**RECORDS FOR THIS TASK**
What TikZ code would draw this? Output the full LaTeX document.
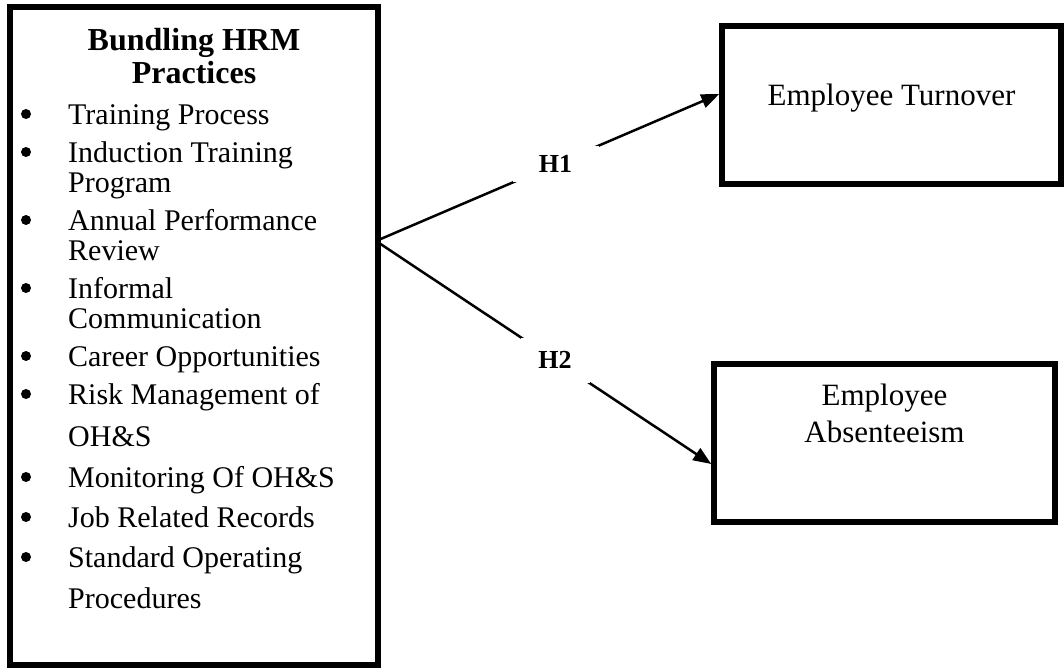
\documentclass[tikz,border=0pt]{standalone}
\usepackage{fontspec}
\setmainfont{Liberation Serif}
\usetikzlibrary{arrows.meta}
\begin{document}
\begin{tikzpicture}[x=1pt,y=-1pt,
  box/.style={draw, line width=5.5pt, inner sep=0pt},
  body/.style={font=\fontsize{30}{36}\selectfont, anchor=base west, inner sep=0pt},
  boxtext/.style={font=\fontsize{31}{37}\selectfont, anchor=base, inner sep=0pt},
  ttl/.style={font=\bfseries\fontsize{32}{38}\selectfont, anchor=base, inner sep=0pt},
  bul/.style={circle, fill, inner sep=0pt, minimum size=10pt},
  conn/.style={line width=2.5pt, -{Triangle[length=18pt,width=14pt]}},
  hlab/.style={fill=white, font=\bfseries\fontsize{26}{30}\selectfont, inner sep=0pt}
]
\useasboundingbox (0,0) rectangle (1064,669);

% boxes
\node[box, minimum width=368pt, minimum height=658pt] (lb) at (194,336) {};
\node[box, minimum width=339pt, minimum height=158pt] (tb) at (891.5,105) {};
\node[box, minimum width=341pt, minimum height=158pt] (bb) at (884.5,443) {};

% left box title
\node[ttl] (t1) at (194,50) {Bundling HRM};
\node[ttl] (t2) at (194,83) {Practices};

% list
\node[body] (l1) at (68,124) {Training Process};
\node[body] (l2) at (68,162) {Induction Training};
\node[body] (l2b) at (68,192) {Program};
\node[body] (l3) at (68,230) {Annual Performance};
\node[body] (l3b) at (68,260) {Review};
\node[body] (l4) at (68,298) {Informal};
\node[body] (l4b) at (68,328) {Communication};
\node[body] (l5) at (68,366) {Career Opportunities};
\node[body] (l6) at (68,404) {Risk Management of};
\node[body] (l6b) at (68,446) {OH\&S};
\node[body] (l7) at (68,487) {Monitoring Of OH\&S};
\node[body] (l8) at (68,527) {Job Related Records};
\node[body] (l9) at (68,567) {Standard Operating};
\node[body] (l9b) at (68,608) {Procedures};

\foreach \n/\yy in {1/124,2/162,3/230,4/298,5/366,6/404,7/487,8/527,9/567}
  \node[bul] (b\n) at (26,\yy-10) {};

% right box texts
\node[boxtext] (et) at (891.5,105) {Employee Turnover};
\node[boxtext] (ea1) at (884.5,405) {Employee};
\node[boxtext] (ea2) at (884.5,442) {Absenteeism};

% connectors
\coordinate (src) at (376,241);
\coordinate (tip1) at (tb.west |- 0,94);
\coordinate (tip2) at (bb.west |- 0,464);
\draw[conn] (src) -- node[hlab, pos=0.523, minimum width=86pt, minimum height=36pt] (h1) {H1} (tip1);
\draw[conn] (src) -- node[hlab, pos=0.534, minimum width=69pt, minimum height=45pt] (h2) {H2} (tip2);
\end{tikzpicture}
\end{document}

---

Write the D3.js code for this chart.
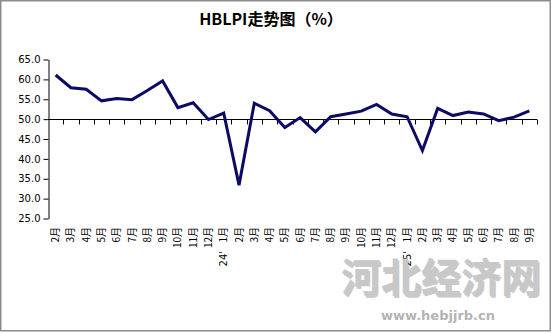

--

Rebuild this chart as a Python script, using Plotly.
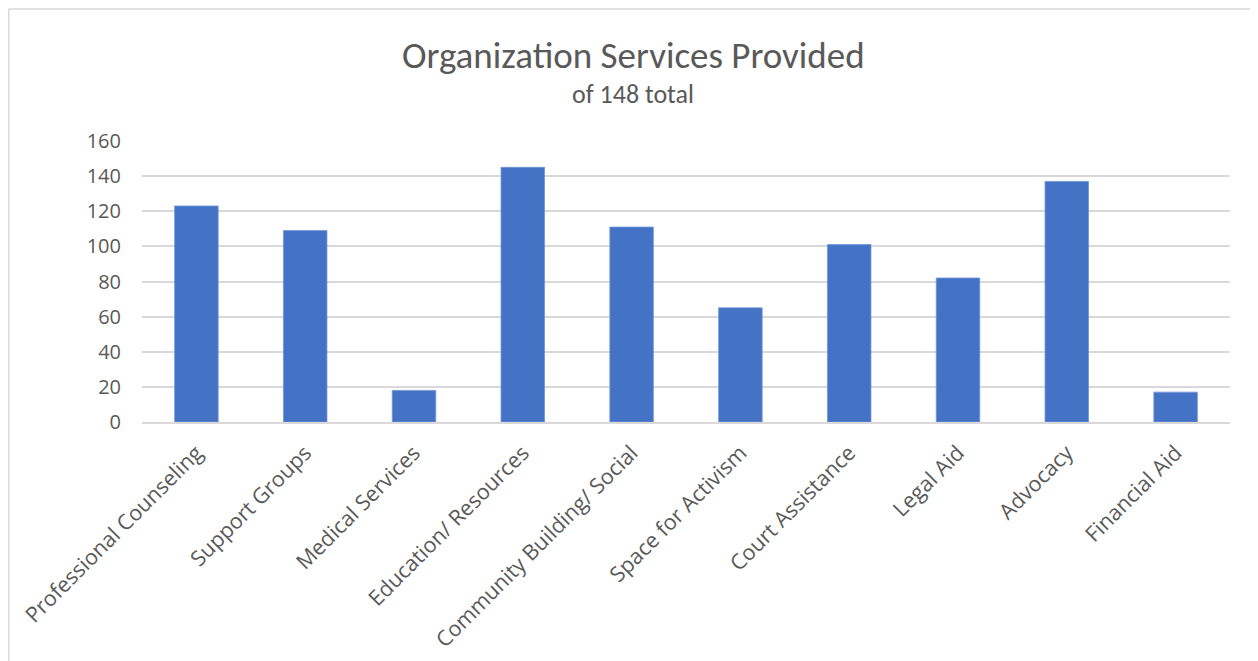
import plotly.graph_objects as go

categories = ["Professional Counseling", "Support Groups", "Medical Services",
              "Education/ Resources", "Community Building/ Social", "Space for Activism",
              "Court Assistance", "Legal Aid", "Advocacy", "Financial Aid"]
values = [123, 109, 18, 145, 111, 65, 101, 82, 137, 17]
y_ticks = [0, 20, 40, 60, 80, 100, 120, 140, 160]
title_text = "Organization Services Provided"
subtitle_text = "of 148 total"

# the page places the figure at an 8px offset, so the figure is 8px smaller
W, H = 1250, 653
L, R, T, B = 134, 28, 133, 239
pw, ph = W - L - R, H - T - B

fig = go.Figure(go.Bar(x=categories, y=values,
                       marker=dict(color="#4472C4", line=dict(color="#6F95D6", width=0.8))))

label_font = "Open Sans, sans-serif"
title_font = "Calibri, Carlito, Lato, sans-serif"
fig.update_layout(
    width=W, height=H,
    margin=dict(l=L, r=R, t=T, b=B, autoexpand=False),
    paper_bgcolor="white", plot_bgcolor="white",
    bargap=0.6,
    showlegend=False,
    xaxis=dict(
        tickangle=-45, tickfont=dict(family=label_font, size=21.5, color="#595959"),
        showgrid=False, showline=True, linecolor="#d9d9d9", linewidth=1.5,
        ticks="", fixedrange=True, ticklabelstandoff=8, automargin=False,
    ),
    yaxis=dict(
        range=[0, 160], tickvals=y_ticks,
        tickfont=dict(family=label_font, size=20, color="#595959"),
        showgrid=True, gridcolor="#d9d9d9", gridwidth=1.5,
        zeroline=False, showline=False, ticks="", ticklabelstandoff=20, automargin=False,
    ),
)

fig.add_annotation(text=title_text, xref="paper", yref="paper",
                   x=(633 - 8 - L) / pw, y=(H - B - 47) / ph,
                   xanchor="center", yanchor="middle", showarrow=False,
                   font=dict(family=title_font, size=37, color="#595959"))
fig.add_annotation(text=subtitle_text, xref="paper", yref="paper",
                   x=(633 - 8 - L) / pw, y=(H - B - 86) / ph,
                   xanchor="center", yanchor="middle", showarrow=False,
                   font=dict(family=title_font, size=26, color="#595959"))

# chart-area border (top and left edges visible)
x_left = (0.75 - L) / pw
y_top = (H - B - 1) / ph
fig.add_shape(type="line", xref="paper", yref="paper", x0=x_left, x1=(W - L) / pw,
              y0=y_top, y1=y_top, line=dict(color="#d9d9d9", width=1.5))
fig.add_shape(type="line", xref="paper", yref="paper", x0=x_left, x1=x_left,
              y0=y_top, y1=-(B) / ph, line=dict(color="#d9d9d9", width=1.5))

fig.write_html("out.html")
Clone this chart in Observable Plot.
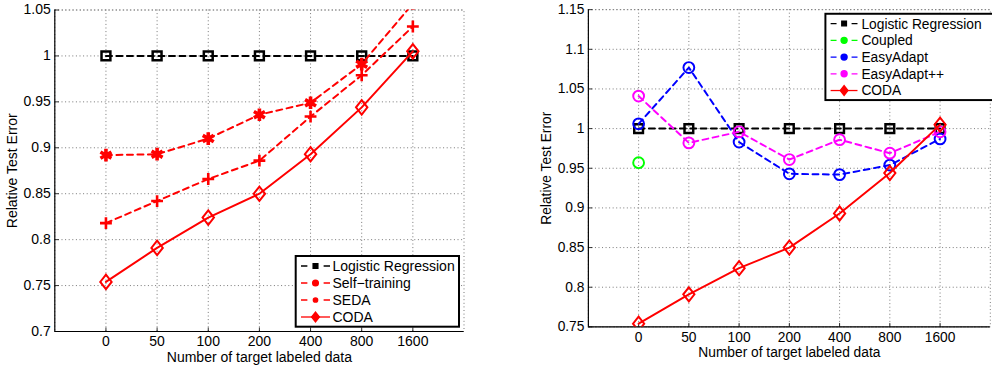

**DESCRIPTION OF THE TASK**
Keep the images out of the copy. Repeat word for word only the lines from the one containing "What TikZ code" through the one containing "(t2) at (194,83)", both ends included.

**ANSWER TO THE TASK**
What TikZ code would draw this? Output the full LaTeX document.
\documentclass[tikz,border=0pt]{standalone}
\usepackage{fontspec}
\setmainfont{Liberation Serif}
\usetikzlibrary{arrows.meta}
\begin{document}
\begin{tikzpicture}[x=1pt,y=-1pt,
  box/.style={draw, line width=5.5pt, inner sep=0pt},
  body/.style={font=\fontsize{30}{36}\selectfont, anchor=base west, inner sep=0pt},
  boxtext/.style={font=\fontsize{31}{37}\selectfont, anchor=base, inner sep=0pt},
  ttl/.style={font=\bfseries\fontsize{32}{38}\selectfont, anchor=base, inner sep=0pt},
  bul/.style={circle, fill, inner sep=0pt, minimum size=10pt},
  conn/.style={line width=2.5pt, -{Triangle[length=18pt,width=14pt]}},
  hlab/.style={fill=white, font=\bfseries\fontsize{26}{30}\selectfont, inner sep=0pt}
]
\useasboundingbox (0,0) rectangle (1064,669);

% boxes
\node[box, minimum width=368pt, minimum height=658pt] (lb) at (194,336) {};
\node[box, minimum width=339pt, minimum height=158pt] (tb) at (891.5,105) {};
\node[box, minimum width=341pt, minimum height=158pt] (bb) at (884.5,443) {};

% left box title
\node[ttl] (t1) at (194,50) {Bundling HRM};
\node[ttl] (t2) at (194,83) {Practices};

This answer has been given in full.